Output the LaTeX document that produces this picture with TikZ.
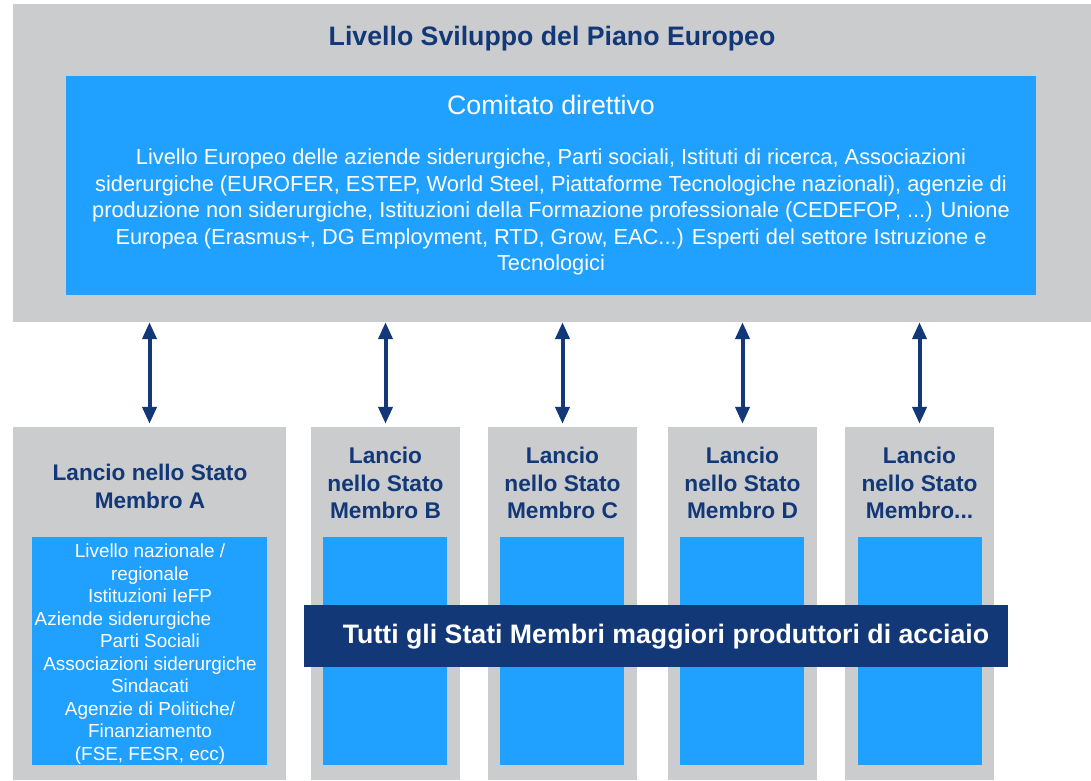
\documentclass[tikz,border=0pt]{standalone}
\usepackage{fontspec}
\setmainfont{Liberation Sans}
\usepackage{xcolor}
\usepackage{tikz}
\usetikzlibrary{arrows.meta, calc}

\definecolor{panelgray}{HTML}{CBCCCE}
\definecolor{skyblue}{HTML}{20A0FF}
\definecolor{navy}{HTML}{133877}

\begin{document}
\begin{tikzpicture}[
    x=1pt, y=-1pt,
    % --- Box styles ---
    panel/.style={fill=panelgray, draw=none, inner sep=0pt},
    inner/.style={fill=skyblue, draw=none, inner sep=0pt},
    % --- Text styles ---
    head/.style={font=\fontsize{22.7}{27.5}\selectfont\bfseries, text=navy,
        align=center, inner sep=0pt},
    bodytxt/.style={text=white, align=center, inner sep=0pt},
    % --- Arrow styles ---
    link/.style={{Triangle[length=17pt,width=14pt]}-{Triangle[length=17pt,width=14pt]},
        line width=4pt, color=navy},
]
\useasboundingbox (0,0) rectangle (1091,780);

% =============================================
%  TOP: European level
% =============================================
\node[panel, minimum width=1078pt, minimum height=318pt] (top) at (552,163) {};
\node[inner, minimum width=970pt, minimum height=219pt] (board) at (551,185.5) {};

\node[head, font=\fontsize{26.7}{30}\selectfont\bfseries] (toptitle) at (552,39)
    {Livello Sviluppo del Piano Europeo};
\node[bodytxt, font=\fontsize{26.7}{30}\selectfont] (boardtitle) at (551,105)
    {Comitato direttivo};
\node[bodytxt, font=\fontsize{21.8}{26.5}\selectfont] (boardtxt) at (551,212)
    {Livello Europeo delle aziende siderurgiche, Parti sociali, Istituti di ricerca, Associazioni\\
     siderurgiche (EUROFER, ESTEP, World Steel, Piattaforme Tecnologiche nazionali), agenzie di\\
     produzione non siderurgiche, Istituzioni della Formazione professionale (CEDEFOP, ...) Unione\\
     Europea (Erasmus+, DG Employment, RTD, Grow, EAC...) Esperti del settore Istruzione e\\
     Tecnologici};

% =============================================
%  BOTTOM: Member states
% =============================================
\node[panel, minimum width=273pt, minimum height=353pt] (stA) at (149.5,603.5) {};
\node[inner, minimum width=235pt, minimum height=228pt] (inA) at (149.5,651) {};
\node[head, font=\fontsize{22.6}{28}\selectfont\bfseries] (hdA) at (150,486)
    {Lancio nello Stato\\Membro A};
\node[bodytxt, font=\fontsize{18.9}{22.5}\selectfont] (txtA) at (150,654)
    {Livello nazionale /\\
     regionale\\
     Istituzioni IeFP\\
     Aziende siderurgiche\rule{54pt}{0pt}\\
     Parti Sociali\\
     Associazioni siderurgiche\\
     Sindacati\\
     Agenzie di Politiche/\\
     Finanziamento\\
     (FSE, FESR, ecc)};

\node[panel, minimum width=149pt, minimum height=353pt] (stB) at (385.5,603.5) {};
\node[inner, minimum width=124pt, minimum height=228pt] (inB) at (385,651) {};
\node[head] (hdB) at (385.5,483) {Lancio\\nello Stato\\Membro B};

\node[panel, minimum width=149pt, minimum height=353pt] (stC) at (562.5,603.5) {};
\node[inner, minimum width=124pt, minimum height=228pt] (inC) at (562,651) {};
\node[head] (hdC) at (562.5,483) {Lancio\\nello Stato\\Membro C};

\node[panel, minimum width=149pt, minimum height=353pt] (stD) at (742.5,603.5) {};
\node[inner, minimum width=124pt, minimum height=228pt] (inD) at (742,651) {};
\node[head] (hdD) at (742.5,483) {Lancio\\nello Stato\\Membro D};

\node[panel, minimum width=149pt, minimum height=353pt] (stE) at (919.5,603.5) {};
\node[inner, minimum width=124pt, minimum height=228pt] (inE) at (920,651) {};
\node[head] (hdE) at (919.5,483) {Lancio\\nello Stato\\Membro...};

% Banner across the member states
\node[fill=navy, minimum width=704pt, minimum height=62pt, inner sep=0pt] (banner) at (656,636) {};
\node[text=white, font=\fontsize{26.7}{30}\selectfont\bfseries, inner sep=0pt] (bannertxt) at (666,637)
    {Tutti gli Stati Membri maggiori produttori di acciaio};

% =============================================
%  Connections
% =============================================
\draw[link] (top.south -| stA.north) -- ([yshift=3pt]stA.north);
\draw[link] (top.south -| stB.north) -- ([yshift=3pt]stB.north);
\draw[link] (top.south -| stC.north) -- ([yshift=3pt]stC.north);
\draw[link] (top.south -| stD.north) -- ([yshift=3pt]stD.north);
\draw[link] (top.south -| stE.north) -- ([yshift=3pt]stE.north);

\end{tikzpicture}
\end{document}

--*--

→ **Given problem**: Quote the data above in full, leaving out the pictures it holds.

→ **Exercise result**:
Output the LaTeX document that produces this picture with TikZ.
\documentclass[tikz,border=0pt]{standalone}
\usepackage{fontspec}
\setmainfont{Liberation Sans}
\usepackage{xcolor}
\usepackage{tikz}
\usetikzlibrary{arrows.meta, calc}

\definecolor{panelgray}{HTML}{CBCCCE}
\definecolor{skyblue}{HTML}{20A0FF}
\definecolor{navy}{HTML}{133877}

\begin{document}
\begin{tikzpicture}[
    x=1pt, y=-1pt,
    % --- Box styles ---
    panel/.style={fill=panelgray, draw=none, inner sep=0pt},
    inner/.style={fill=skyblue, draw=none, inner sep=0pt},
    % --- Text styles ---
    head/.style={font=\fontsize{22.7}{27.5}\selectfont\bfseries, text=navy,
        align=center, inner sep=0pt},
    bodytxt/.style={text=white, align=center, inner sep=0pt},
    % --- Arrow styles ---
    link/.style={{Triangle[length=17pt,width=14pt]}-{Triangle[length=17pt,width=14pt]},
        line width=4pt, color=navy},
]
\useasboundingbox (0,0) rectangle (1091,780);

% =============================================
%  TOP: European level
% =============================================
\node[panel, minimum width=1078pt, minimum height=318pt] (top) at (552,163) {};
\node[inner, minimum width=970pt, minimum height=219pt] (board) at (551,185.5) {};

\node[head, font=\fontsize{26.7}{30}\selectfont\bfseries] (toptitle) at (552,39)
    {Livello Sviluppo del Piano Europeo};
\node[bodytxt, font=\fontsize{26.7}{30}\selectfont] (boardtitle) at (551,105)
    {Comitato direttivo};
\node[bodytxt, font=\fontsize{21.8}{26.5}\selectfont] (boardtxt) at (551,212)
    {Livello Europeo delle aziende siderurgiche, Parti sociali, Istituti di ricerca, Associazioni\\
     siderurgiche (EUROFER, ESTEP, World Steel, Piattaforme Tecnologiche nazionali), agenzie di\\
     produzione non siderurgiche, Istituzioni della Formazione professionale (CEDEFOP, ...) Unione\\
     Europea (Erasmus+, DG Employment, RTD, Grow, EAC...) Esperti del settore Istruzione e\\
     Tecnologici};

% =============================================
%  BOTTOM: Member states
% =============================================
\node[panel, minimum width=273pt, minimum height=353pt] (stA) at (149.5,603.5) {};
\node[inner, minimum width=235pt, minimum height=228pt] (inA) at (149.5,651) {};
\node[head, font=\fontsize{22.6}{28}\selectfont\bfseries] (hdA) at (150,486)
    {Lancio nello Stato\\Membro A};
\node[bodytxt, font=\fontsize{18.9}{22.5}\selectfont] (txtA) at (150,654)
    {Livello nazionale /\\
     regionale\\
     Istituzioni IeFP\\
     Aziende siderurgiche\rule{54pt}{0pt}\\
     Parti Sociali\\
     Associazioni siderurgiche\\
     Sindacati\\
     Agenzie di Politiche/\\
     Finanziamento\\
     (FSE, FESR, ecc)};

\node[panel, minimum width=149pt, minimum height=353pt] (stB) at (385.5,603.5) {};
\node[inner, minimum width=124pt, minimum height=228pt] (inB) at (385,651) {};
\node[head] (hdB) at (385.5,483) {Lancio\\nello Stato\\Membro B};

\node[panel, minimum width=149pt, minimum height=353pt] (stC) at (562.5,603.5) {};
\node[inner, minimum width=124pt, minimum height=228pt] (inC) at (562,651) {};
\node[head] (hdC) at (562.5,483) {Lancio\\nello Stato\\Membro C};

\node[panel, minimum width=149pt, minimum height=353pt] (stD) at (742.5,603.5) {};
\node[inner, minimum width=124pt, minimum height=228pt] (inD) at (742,651) {};
\node[head] (hdD) at (742.5,483) {Lancio\\nello Stato\\Membro D};

\node[panel, minimum width=149pt, minimum height=353pt] (stE) at (919.5,603.5) {};
\node[inner, minimum width=124pt, minimum height=228pt] (inE) at (920,651) {};
\node[head] (hdE) at (919.5,483) {Lancio\\nello Stato\\Membro...};

% Banner across the member states
\node[fill=navy, minimum width=704pt, minimum height=62pt, inner sep=0pt] (banner) at (656,636) {};
\node[text=white, font=\fontsize{26.7}{30}\selectfont\bfseries, inner sep=0pt] (bannertxt) at (666,637)
    {Tutti gli Stati Membri maggiori produttori di acciaio};

% =============================================
%  Connections
% =============================================
\draw[link] (top.south -| stA.north) -- ([yshift=3pt]stA.north);
\draw[link] (top.south -| stB.north) -- ([yshift=3pt]stB.north);
\draw[link] (top.south -| stC.north) -- ([yshift=3pt]stC.north);
\draw[link] (top.south -| stD.north) -- ([yshift=3pt]stD.north);
\draw[link] (top.south -| stE.north) -- ([yshift=3pt]stE.north);

\end{tikzpicture}
\end{document}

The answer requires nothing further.